ALZHEIMER’S CAN’T WAIT!
In April I joined a record number of Alzheimer’s advocates from all 50 states in Washington D.C. to advocate in the fight against Alzheimer’s disease. On the final day of the Forum we met with more than 440 congressional offices to deliver our message:
“Alzheimer’s Can’t Wait!”
The event received local and national media coverage. Thousands of people have taken action by calling Congress and signing our petition.
In less than a week, 14 additional Members of Congress agreed to co-sponsor the HOPE for Alzheimer’s Act. I brag about my contribution.
I was part of the Texas delegation and personally visited the offices of two senators and eight congressmen and women. The thrill of having one of them agree on the spot to support our initiatives is indescribable. My feet still hurt, but it was worth it.

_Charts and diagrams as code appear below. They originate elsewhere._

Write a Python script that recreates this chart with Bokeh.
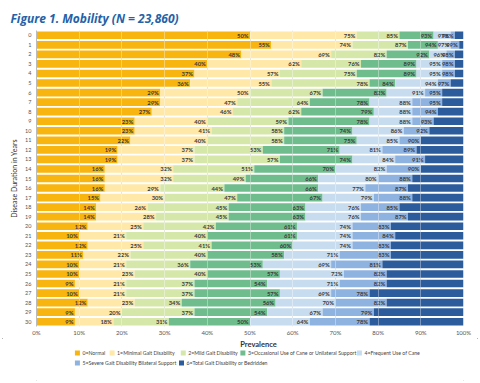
from bokeh.plotting import figure
from bokeh.layouts import column
from bokeh.models import (ColumnDataSource, Range1d, FixedTicker, PrintfTickFormatter, Grid,
                          InlineStyleSheet)
from bokeh.core.properties import value
from bokeh.embed import file_html
from bokeh.resources import INLINE

durations = list(range(31))
categories = ["0=Normal", "1=Minimal Gait Disability", "2=Mild Gait Disability",
              "3=Occasional Use of Cane or Unilateral Support", "4=Frequent Use of Cane",
              "5=Severe Gait Disability Bilateral Support", "6=Total Gait Disability or Bedridden"]
colors = ["#F9B50F", "#FFE8A8", "#D6E8A9", "#6FBD8D", "#C8DCF0", "#8FB3E0", "#2D5C9C"]

# cumulative prevalence (%) at the end of each level, per disease-duration year
cum0 = [50, 55, 48, 40, 37, 36, 29, 29, 27, 23, 23, 22, 19, 19, 16, 16, 16, 15, 14, 14, 12, 10, 12, 11, 10, 10, 9, 10, 12, 9, 9]
cum1 = [75, 74, 69, 62, 57, 55, 50, 47, 46, 40, 41, 40, 37, 37, 32, 32, 29, 30, 26, 28, 25, 21, 25, 22, 21, 23, 21, 21, 23, 20, 18]
cum2 = [85, 87, 82, 76, 75, 78, 67, 64, 62, 59, 58, 58, 53, 57, 51, 49, 44, 47, 45, 45, 42, 40, 41, 40, 36, 40, 37, 37, 34, 37, 31]
cum3 = [93, 94, 92, 89, 89, 84, 82, 78, 79, 78, 74, 75, 71, 74, 70, 66, 66, 67, 63, 63, 61, 61, 60, 58, 53, 57, 54, 57, 56, 54, 50]
cum4 = [97, 97, 96, 95, 95, 94, 91, 88, 88, 88, 86, 85, 81, 84, 82, 80, 77, 79, 76, 76, 74, 74, 74, 71, 69, 72, 71, 69, 70, 67, 64]
cum5 = [98, 99, 98, 98, 98, 97, 95, 95, 94, 93, 92, 90, 89, 91, 90, 88, 87, 88, 85, 87, 83, 84, 83, 83, 81, 82, 82, 78, 82, 79, 78]
cum6 = [100] * 31
x_ticks = [0, 10, 20, 30, 40, 50, 60, 70, 80, 90, 100]

cums = [cum0, cum1, cum2, cum3, cum4, cum5, cum6]
FONT = "Lato"

p = figure(width=480, height=338, output_backend="svg", toolbar_location=None,
           x_range=Range1d(0, 100), y_range=Range1d(30.5, -0.5),
           min_border_left=36, min_border_right=17, min_border_top=30, min_border_bottom=12)
p.outline_line_color = None
p.background_fill_color = "#FFFFFF"

for k in range(7):
    left = [0] * 31 if k == 0 else cums[k - 1]
    src = ColumnDataSource(dict(y=durations, left=left, right=cums[k]))
    p.hbar(y="y", left="left", right="right", height=0.8, source=src,
           fill_color=colors[k], line_color=None)

lx, ly, lt = [], [], []
for k in range(6):
    for i in durations:
        lx.append(cums[k][i])
        ly.append(i)
        lt.append(f"{cums[k][i]}%")
lsrc = ColumnDataSource(dict(x=lx, y=ly, t=lt))
p.text(x="x", y="y", text="t", source=lsrc, text_align="right", text_baseline="middle",
       x_offset=-1.5, text_font=value(FONT), text_font_size="5.8px", text_font_style="bold",
       text_color="#3a3a3a")

# grids
p.ygrid.visible = False
p.xgrid.ticker = FixedTicker(ticks=x_ticks)
p.xgrid.grid_line_color = "#d8d8d8"
over = Grid(dimension=0, ticker=FixedTicker(ticks=x_ticks), grid_line_color="#ffffff",
            grid_line_alpha=0.35, level="overlay")
p.add_layout(over)

# title
p.title.text = "Figure 1. Mobility (N = 23,860)"
p.title.text_font = "Open Sans"
p.title.text_font_size = "12px"
p.title.text_font_style = "bold italic"
p.title.text_color = "#2462A8"
p.title.align = "left"
p.title.offset = -26
p.title.standoff = 8

# axes
p.xaxis.ticker = FixedTicker(ticks=x_ticks)
p.xaxis.formatter = PrintfTickFormatter(format="%d%%")
p.xaxis.axis_line_color = None
p.xaxis.major_tick_line_color = None
p.xaxis.major_tick_out = 0
p.xaxis.major_tick_in = 0
p.xaxis.minor_tick_line_color = None
p.xaxis.major_label_text_font = FONT
p.xaxis.major_label_text_font_size = "6px"
p.xaxis.major_label_text_color = "#555555"
p.xaxis.major_label_standoff = 2

p.yaxis.ticker = FixedTicker(ticks=durations)
p.yaxis.axis_line_color = "#bbbbbb"
p.yaxis.major_tick_line_color = None
p.yaxis.major_tick_out = 0
p.yaxis.major_tick_in = 0
p.yaxis.minor_tick_line_color = None
p.yaxis.major_label_text_font = FONT
p.yaxis.major_label_text_font_size = "5.5px"
p.yaxis.major_label_text_color = "#555555"
p.yaxis.major_label_standoff = 5
p.yaxis.axis_label = "Disease Duration in Years"
p.yaxis.axis_label_text_font = FONT
p.yaxis.axis_label_text_font_size = "7px"
p.yaxis.axis_label_text_font_style = "normal"
p.yaxis.axis_label_text_color = "#333333"
p.yaxis.axis_label_standoff = 4

# lower strip: x-axis title and the two-row legend (coordinates = page pixels)
lg = figure(width=480, height=45, output_backend="svg", toolbar_location=None,
            x_range=Range1d(0, 480), y_range=Range1d(383, 338),
            min_border_left=0, min_border_right=0, min_border_top=0, min_border_bottom=0)
lg.axis.visible = False
lg.grid.visible = False
lg.outline_line_color = None
lg.text(x=[249.5], y=[343.5], text=["Prevalence"], text_align="center", text_baseline="middle",
        text_font=value(FONT), text_font_size="7.5px", text_font_style="bold", text_color="#333333")

leg_x = [46, 85, 165, 232, 363, 46, 163]
leg_y = [352.5, 352.5, 352.5, 352.5, 352.5, 362.5, 362.5]
leg_src = ColumnDataSource(dict(x=leg_x, y=leg_y, c=colors, t=categories))
lg.scatter(x="x", y="y", marker="square", size=5, fill_color="c", line_color=None, source=leg_src)
lg.text(x="x", y="y", text="t", source=leg_src, x_offset=5, text_baseline="middle",
        text_align="left", text_font=value(FONT), text_font_size="5.2px", text_color="#444444")

frame_css = InlineStyleSheet(css=":host { outline: 1px solid #9a9a9a; outline-offset: -3px; }")
layout = column(p, lg, spacing=0, stylesheets=[frame_css])
open("out.html", "w").write(file_html(layout, INLINE))
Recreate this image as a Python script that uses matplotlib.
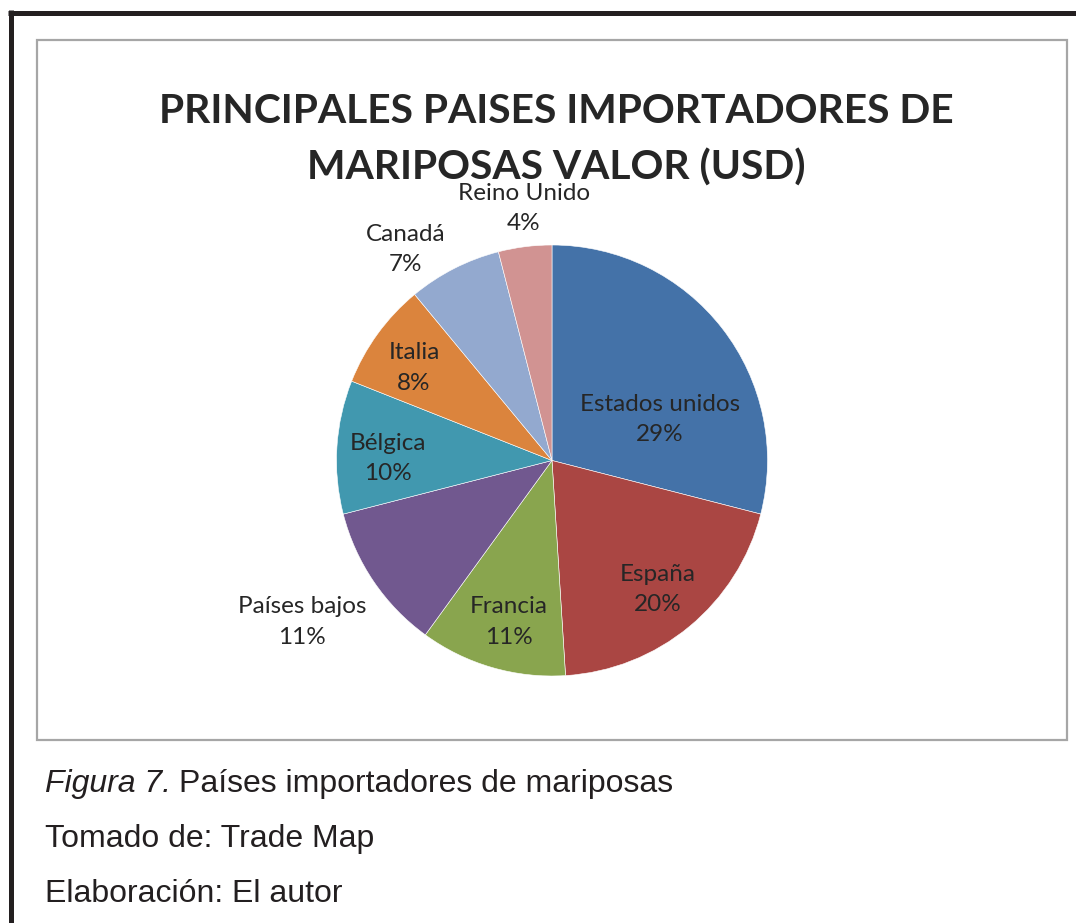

THE MOST IMPORTANT FACT ABOUT ALZHEIMER’S DISEASE
If we do not find a cure for Alzheimer’s disease, it will destroy America. It will kill our economy, devastate family life, and destroy the American Quality of Life. I am not exaggerating.
The average Medicare costs for those with Alzheimer’s and other dementias are three times higher than for those without these conditions. Medicaid spending is 19 times higher.
Unless a real cure is found, the costs of Alzheimer’s in 2050 are estimated to total $1.1 trillion. Costs to Medicare and Medicaid will increase nearly 500 percent.
Here are the facts:
An estimated 5.4 million Americans of all ages have Alzheimer’s disease; by 2050 up to 16 million will have the disease
- One in eight older Americans has Alzheimer’s
- Nearly half of those 85 and older have Alzheimer’s
- Alzheimer’s is the 6th leading cause of death in the U.S. and the only one without a way to prevent, cure or even slow its progression
- Over 15 million Americans provide unpaid care for a person with Alzheimer’s or other dementias
- Payments for care are estimated to be $200 billion in 2012, including $140 billion to Medicare and Medicaid
- At least 800,000 Americans with Alzheimer’s disease live alone
- Every 68 seconds, someone in America develops Alzheimer’s
- A senior with diabetes and Alzheimer’s costs Medicare 81% more than a senior who has diabetes but no Alzheimer’s
- A senior who has cancer and Alzheimer’s costs Medicare 53% more than a senior with cancer but no Alzheimer’s
GRASS ROOTS ADVOCACY FOR ALZHEIMER’S RESEARCH
The national publicity highlighted guest speakers such as Kathleen Sebelius, Frank Luntz, Meredith Vieira, Jane Seymour, Maria Shriver, and Pat Summitt. I was more impressed by the number of unknowns who paid their own way, often accompanied by a friend or family member with Alzheimer’s. An articulate 16-year-old attended every session with his 49-year-old father, who has the disease.
Alzheimer’s runs in families and everyone there knew it. They were advocating for themselves, their families, and their communities. Everyone had a personal story.
TRAGEDY OF THE CAREGIVERS
The most heartbreaking stories were those of the unpaid caregivers. In 2011, 15.2 million family members and friends provided 17.4 billion hours of unpaid Alzheimer’s and dementia care–valued at $210.5 billion.
Many caregivers leave their jobs because long-term-care is not covered by Medicare. The caregivers deplete their own funds to care for a loved one at home.
The stress levels of caregivers are extremely high. Due to the physical and emotional toll on their own health, Alzheimer’s and dementia caregivers had $8.7 billion in additional health care costs in 2011. Caregivers often die before the person with Alzheimer’s.
WE MUST FIND A CURE
Last night I had dinner with a couple dealing with Alzheimer’s. The husband was diagnosed about five years ago. The wife continues to work but is struggling. They had planned on attending the Forum until the husband landed in the hospital with kidney failure. She said, “We thought we had a plan and would be able to handle whatever came along. This last blow makes us realize how unprepared we are for the future.”
The only way to solve the crisis caused by this terrible disease is to find a cure–and we are very late.